- **WHAT THE TASK ASKS**
Return all lines in the material below that contain "this".

- **MATERIAL TO PROCESS**
▬▬▬▬▬▬▬▬▬▬

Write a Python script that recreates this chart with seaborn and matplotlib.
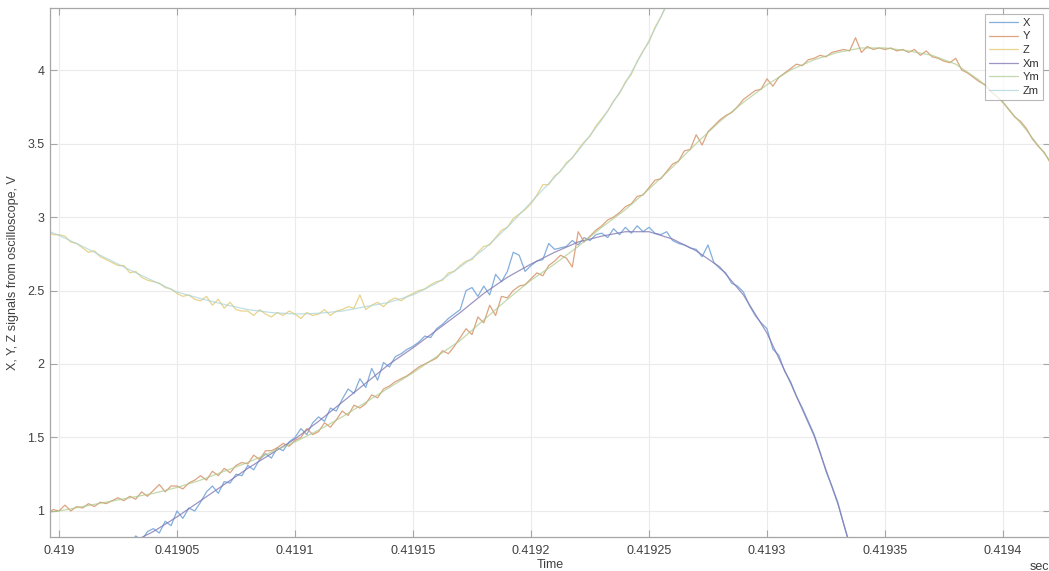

▬▬▬▬▬▬▬▬▬▬

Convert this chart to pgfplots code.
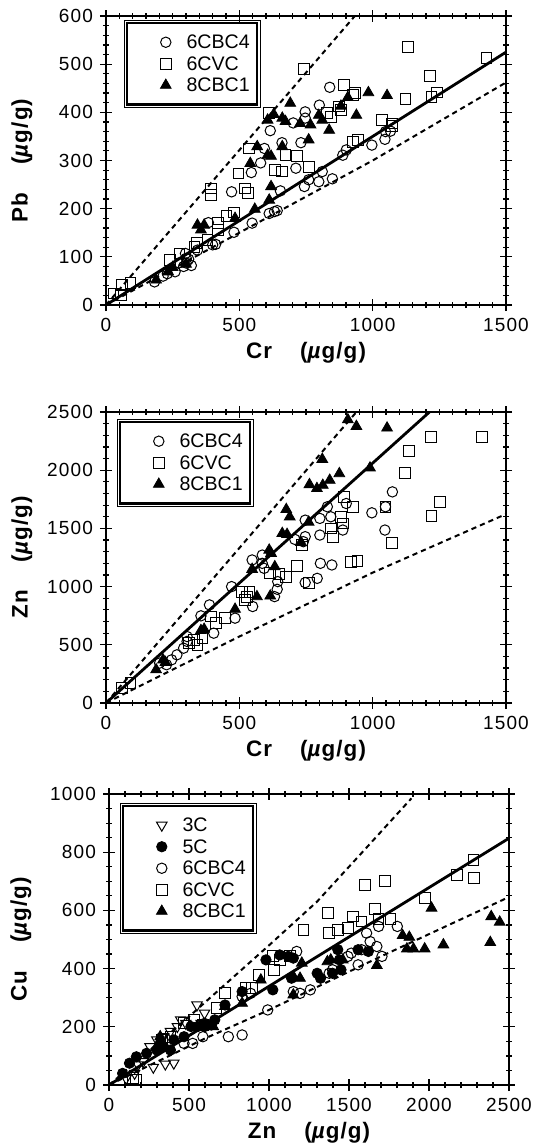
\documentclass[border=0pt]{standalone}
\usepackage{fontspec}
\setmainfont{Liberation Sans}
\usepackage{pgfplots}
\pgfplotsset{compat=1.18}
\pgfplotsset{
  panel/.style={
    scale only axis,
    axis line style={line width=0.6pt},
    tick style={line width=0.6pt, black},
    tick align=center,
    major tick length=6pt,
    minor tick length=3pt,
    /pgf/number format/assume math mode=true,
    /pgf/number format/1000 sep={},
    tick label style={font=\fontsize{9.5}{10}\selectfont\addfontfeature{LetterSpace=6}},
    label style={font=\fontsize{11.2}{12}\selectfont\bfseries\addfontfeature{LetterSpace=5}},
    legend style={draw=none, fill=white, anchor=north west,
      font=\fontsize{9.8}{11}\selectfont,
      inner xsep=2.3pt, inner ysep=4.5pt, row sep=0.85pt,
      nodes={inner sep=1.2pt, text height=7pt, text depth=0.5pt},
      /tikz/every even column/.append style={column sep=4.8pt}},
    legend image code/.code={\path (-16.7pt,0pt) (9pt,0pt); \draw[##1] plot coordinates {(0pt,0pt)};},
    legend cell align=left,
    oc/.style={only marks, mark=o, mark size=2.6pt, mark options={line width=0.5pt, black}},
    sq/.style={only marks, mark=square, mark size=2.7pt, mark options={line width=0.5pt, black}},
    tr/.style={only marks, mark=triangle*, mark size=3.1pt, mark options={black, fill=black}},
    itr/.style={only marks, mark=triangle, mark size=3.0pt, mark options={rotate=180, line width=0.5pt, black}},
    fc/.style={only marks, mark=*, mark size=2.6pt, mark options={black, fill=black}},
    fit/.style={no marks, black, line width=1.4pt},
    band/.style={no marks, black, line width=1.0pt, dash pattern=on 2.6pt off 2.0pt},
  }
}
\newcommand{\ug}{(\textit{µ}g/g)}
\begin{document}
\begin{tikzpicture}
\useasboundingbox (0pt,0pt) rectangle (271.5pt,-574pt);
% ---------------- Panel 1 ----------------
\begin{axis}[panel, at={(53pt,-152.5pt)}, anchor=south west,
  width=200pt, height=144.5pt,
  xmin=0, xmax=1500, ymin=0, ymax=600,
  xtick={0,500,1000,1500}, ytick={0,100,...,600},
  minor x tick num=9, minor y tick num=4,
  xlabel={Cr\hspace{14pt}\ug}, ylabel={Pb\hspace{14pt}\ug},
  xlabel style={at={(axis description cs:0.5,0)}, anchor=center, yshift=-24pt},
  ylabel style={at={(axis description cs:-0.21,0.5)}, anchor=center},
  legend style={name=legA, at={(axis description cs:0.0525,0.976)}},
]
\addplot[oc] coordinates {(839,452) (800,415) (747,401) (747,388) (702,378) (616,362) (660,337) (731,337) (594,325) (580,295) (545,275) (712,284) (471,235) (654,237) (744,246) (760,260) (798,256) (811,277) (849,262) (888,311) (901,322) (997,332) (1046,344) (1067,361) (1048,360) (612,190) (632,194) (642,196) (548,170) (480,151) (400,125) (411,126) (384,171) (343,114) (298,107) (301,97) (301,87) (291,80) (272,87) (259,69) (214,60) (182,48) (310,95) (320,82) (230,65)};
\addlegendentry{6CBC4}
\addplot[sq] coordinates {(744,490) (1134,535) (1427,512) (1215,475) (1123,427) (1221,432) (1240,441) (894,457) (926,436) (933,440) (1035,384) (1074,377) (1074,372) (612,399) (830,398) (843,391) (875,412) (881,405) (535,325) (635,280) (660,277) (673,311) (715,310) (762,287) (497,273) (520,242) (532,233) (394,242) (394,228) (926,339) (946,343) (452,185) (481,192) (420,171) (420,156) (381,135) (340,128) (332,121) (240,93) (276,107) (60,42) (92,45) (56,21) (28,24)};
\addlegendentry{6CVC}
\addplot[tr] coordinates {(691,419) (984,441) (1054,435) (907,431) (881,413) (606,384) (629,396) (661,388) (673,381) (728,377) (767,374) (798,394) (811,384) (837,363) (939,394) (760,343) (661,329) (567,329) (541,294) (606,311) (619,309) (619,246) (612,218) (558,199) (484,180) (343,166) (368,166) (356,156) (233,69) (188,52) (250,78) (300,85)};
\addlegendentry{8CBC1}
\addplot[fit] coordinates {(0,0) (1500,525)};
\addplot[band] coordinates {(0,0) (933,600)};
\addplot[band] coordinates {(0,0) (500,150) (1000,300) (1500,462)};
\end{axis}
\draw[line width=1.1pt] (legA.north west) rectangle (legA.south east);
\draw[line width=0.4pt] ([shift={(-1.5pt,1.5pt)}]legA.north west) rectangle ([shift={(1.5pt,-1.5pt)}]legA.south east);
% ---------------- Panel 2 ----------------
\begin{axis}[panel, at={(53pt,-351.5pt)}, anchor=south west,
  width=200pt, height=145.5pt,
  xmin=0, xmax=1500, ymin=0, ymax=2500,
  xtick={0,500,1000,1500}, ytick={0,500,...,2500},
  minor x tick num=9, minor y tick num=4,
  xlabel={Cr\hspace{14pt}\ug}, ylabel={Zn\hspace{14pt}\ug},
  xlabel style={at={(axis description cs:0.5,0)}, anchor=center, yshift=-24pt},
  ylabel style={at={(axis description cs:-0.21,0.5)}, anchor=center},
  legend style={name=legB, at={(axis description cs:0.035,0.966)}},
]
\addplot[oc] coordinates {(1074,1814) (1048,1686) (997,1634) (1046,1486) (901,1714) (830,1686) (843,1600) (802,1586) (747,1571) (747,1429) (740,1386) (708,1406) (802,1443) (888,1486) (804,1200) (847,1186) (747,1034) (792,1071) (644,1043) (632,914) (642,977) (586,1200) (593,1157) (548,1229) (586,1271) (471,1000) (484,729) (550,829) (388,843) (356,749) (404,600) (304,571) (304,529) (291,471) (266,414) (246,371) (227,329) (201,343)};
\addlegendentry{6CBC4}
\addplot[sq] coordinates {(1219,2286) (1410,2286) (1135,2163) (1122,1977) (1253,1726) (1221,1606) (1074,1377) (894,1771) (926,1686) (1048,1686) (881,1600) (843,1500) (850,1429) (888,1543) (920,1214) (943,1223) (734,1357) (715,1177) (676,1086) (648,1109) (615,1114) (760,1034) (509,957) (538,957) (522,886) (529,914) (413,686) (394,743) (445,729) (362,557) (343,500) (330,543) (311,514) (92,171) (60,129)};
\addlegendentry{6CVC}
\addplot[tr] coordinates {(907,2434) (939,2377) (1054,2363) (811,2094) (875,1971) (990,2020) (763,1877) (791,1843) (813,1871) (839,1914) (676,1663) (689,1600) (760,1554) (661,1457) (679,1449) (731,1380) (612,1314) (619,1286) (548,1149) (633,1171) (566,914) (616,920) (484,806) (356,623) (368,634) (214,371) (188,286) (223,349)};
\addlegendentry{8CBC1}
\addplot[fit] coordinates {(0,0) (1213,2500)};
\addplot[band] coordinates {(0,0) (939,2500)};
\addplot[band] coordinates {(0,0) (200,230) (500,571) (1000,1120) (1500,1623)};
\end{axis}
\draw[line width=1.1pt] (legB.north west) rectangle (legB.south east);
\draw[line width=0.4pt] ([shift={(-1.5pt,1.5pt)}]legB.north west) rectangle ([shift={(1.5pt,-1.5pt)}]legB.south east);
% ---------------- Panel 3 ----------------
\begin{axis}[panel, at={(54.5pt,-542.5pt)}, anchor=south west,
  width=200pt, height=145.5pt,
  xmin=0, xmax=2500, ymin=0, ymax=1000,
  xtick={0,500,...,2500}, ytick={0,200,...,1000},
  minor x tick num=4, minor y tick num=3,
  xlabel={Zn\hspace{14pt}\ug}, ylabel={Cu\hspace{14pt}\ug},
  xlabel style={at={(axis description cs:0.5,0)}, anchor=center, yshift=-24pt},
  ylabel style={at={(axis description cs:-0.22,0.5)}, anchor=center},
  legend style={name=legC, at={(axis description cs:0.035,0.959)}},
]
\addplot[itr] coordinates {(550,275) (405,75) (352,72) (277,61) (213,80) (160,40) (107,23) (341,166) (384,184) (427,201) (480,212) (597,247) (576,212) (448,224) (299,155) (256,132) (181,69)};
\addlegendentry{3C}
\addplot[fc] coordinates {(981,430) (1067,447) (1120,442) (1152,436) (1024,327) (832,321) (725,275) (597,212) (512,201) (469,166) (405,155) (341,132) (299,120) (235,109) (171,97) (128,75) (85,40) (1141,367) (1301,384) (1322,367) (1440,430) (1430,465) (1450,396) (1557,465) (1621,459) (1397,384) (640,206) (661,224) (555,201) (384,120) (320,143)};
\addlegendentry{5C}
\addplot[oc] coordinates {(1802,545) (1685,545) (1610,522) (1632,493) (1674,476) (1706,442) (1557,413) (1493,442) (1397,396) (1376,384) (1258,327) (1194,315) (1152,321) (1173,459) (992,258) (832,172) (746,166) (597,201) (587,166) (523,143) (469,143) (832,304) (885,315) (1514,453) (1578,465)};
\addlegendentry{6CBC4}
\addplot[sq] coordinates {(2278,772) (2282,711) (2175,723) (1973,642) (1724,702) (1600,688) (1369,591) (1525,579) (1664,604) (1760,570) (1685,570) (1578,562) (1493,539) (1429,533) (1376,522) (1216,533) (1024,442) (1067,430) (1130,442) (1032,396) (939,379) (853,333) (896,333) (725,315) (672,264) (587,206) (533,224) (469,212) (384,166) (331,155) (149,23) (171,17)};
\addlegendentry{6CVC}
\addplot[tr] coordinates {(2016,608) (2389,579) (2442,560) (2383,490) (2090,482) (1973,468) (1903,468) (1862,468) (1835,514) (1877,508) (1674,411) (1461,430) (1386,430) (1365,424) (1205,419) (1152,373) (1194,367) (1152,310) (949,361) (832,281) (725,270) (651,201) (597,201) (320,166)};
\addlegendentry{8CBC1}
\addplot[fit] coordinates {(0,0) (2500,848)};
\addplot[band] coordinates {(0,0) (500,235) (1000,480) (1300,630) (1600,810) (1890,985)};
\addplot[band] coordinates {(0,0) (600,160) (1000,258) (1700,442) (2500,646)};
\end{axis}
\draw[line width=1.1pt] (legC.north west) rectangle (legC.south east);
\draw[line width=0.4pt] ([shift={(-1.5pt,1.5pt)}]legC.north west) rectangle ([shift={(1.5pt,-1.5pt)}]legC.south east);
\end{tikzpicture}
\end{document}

▬▬▬▬▬▬▬▬▬▬

- **SOLUTION TO THE EXERCISE**
Write a Python script that recreates this chart with seaborn and matplotlib.
Convert this chart to pgfplots code.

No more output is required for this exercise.